The likes of Facebook are responsible for just 3.3% of the web traffic to hotels’ websites, according to the study by eviio, which provides booking management apps for independent hotels and B&Bs
It was able to establish that a “derisory” 0.75% of bookings made for independent hotels and B&Bs originate from social media – compared to 74% of bookings which emanate from travel websites such as Expedia, Hotels.com, Laterooms, Booking.com and others.
The results come from analysis of booking data for some of the 5,600 B&Bs and small hotels the company works with.
The findings come despite almost six out of 10 (59%) accommodation providers polled admitting to using social media to encourage bookings.
A quarter of those surveyed described social media is “very important” to their business and 36% spend five hours or more on it each week.

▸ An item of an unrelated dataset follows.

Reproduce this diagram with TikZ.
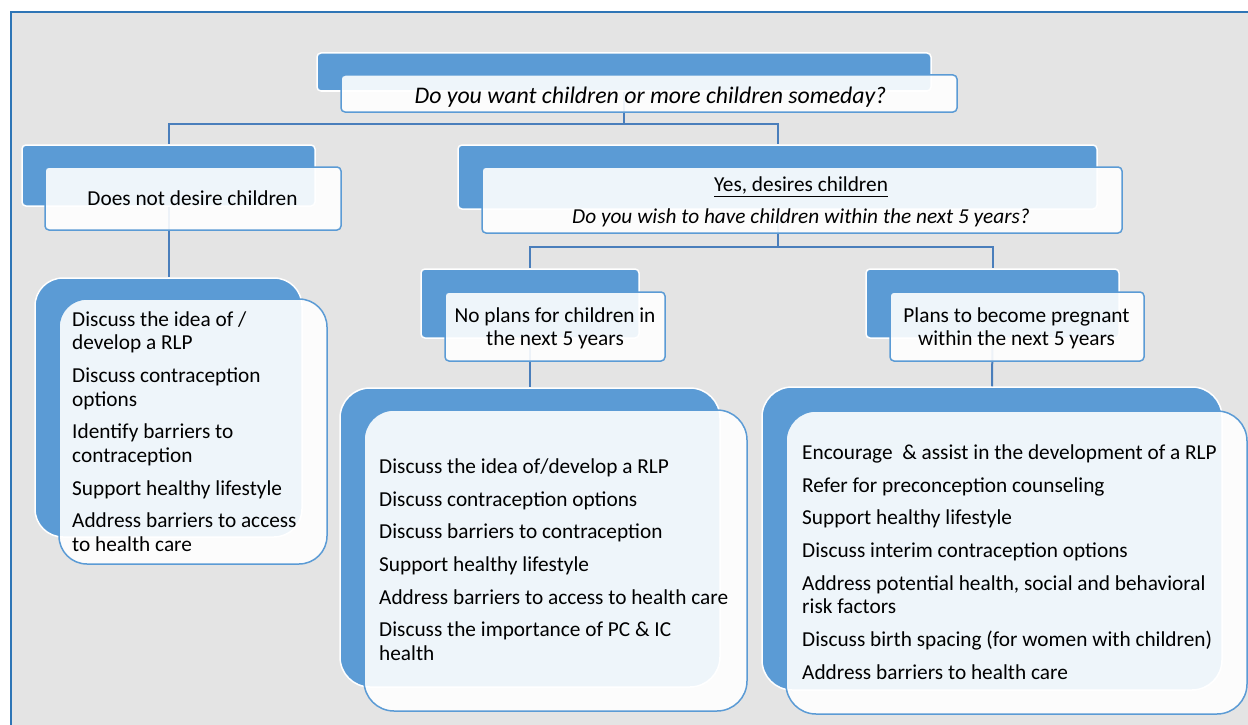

In addition, more than one in five (22%) spends money on paid advertising each month.
Of 2,000 consumers surveyed by eviivo, 44% said they checked review websites before booking a stay, while another 39% used recommendations by friends.
Thomas Messett, chief marketing officer of eviio, said: “It’s actually quite staggering that over 10% of B&Bs in the UK aren’t working with any of the three biggest travel booking websites out there, knowing that these are really cost effective and this is where the vast majority of bookings happen.
“Those who work with the top three travel booking websites have a year-on-year growth in online bookings of circa 80%, whereas those who don’t work with any actually see their year-on-year bookings declining by nearly 1.5% from one year to the next.
“Yet somehow, B&B and small hotel owners are convinced that social media is the way to go and that it is something worth investing a lot of time and money in.
“But facts and figures don’t lie. Throughout our research we found that 87% of those B&Bs that have a Facebook page actually have less than 1,000 fans – with the vast majority of those being local people keen to remain in the know about cultural events happening on their doorstep.
“Besides, when we quizzed holidaymakers on who they turn to for recommendations on where to stay, it is clear that social media isn’t top of their list; with only a scanty 8% having ever booked a stay in a B&B because it had a social media profile.”